What to work on
Omit all pictures, then retype the data exactly as given.
** start Available data **
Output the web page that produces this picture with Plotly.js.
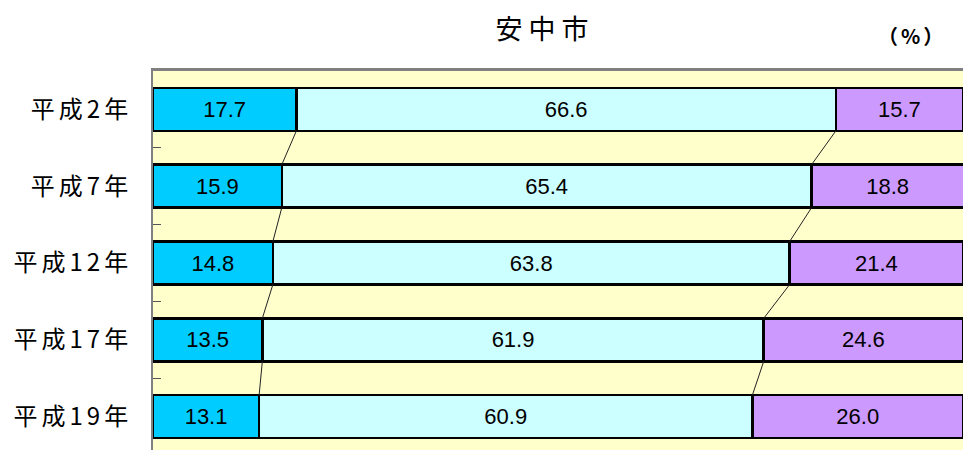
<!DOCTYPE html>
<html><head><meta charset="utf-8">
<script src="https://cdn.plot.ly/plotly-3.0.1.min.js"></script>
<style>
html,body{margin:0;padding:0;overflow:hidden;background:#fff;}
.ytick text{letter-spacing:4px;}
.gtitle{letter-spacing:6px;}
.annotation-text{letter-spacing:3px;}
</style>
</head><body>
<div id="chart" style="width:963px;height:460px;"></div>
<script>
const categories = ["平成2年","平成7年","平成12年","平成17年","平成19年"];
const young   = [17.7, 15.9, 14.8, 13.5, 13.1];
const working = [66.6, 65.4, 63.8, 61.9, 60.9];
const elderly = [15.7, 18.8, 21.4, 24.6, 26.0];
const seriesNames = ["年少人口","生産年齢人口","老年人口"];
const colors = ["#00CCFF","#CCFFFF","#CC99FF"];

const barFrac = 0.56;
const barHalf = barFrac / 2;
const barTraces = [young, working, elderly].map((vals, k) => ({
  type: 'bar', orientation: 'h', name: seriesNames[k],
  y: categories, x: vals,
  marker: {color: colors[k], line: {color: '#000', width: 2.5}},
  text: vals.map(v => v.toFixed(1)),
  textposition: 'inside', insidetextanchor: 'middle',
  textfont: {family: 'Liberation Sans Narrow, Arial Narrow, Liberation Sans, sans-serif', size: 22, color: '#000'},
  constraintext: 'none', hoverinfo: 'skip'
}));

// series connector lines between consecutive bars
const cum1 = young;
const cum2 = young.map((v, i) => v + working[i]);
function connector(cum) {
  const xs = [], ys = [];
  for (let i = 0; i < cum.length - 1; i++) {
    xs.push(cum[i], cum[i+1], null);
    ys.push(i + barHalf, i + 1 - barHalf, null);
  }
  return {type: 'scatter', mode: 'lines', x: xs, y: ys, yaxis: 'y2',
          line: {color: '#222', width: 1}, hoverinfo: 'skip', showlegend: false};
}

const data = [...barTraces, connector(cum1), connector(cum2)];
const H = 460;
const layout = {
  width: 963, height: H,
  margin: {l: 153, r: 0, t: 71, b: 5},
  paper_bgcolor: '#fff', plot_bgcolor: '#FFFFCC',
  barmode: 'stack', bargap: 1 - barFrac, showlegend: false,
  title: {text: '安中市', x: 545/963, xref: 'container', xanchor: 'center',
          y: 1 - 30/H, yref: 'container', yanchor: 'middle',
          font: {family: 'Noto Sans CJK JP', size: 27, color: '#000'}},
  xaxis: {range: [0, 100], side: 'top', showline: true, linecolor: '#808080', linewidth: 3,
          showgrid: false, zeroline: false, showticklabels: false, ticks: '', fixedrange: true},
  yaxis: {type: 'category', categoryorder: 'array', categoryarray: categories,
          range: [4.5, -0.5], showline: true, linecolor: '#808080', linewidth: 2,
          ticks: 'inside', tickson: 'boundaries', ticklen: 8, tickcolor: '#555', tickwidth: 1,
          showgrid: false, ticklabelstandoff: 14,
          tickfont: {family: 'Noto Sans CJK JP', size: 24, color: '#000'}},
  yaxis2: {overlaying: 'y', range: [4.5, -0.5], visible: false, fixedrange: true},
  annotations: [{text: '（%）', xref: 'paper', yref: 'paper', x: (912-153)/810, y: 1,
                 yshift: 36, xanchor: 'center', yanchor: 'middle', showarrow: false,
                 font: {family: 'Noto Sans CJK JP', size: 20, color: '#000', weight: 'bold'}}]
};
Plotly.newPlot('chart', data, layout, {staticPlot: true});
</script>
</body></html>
** end Available data **
Result
Output the web page that produces this picture with Plotly.js.
<!DOCTYPE html>
<html><head><meta charset="utf-8">
<script src="https://cdn.plot.ly/plotly-3.0.1.min.js"></script>
<style>
html,body{margin:0;padding:0;overflow:hidden;background:#fff;}
.ytick text{letter-spacing:4px;}
.gtitle{letter-spacing:6px;}
.annotation-text{letter-spacing:3px;}
</style>
</head><body>
<div id="chart" style="width:963px;height:460px;"></div>
<script>
const categories = ["平成2年","平成7年","平成12年","平成17年","平成19年"];
const young   = [17.7, 15.9, 14.8, 13.5, 13.1];
const working = [66.6, 65.4, 63.8, 61.9, 60.9];
const elderly = [15.7, 18.8, 21.4, 24.6, 26.0];
const seriesNames = ["年少人口","生産年齢人口","老年人口"];
const colors = ["#00CCFF","#CCFFFF","#CC99FF"];

const barFrac = 0.56;
const barHalf = barFrac / 2;
const barTraces = [young, working, elderly].map((vals, k) => ({
  type: 'bar', orientation: 'h', name: seriesNames[k],
  y: categories, x: vals,
  marker: {color: colors[k], line: {color: '#000', width: 2.5}},
  text: vals.map(v => v.toFixed(1)),
  textposition: 'inside', insidetextanchor: 'middle',
  textfont: {family: 'Liberation Sans Narrow, Arial Narrow, Liberation Sans, sans-serif', size: 22, color: '#000'},
  constraintext: 'none', hoverinfo: 'skip'
}));

// series connector lines between consecutive bars
const cum1 = young;
const cum2 = young.map((v, i) => v + working[i]);
function connector(cum) {
  const xs = [], ys = [];
  for (let i = 0; i < cum.length - 1; i++) {
    xs.push(cum[i], cum[i+1], null);
    ys.push(i + barHalf, i + 1 - barHalf, null);
  }
  return {type: 'scatter', mode: 'lines', x: xs, y: ys, yaxis: 'y2',
          line: {color: '#222', width: 1}, hoverinfo: 'skip', showlegend: false};
}

const data = [...barTraces, connector(cum1), connector(cum2)];
const H = 460;
const layout = {
  width: 963, height: H,
  margin: {l: 153, r: 0, t: 71, b: 5},
  paper_bgcolor: '#fff', plot_bgcolor: '#FFFFCC',
  barmode: 'stack', bargap: 1 - barFrac, showlegend: false,
  title: {text: '安中市', x: 545/963, xref: 'container', xanchor: 'center',
          y: 1 - 30/H, yref: 'container', yanchor: 'middle',
          font: {family: 'Noto Sans CJK JP', size: 27, color: '#000'}},
  xaxis: {range: [0, 100], side: 'top', showline: true, linecolor: '#808080', linewidth: 3,
          showgrid: false, zeroline: false, showticklabels: false, ticks: '', fixedrange: true},
  yaxis: {type: 'category', categoryorder: 'array', categoryarray: categories,
          range: [4.5, -0.5], showline: true, linecolor: '#808080', linewidth: 2,
          ticks: 'inside', tickson: 'boundaries', ticklen: 8, tickcolor: '#555', tickwidth: 1,
          showgrid: false, ticklabelstandoff: 14,
          tickfont: {family: 'Noto Sans CJK JP', size: 24, color: '#000'}},
  yaxis2: {overlaying: 'y', range: [4.5, -0.5], visible: false, fixedrange: true},
  annotations: [{text: '（%）', xref: 'paper', yref: 'paper', x: (912-153)/810, y: 1,
                 yshift: 36, xanchor: 'center', yanchor: 'middle', showarrow: false,
                 font: {family: 'Noto Sans CJK JP', size: 20, color: '#000', weight: 'bold'}}]
};
Plotly.newPlot('chart', data, layout, {staticPlot: true});
</script>
</body></html>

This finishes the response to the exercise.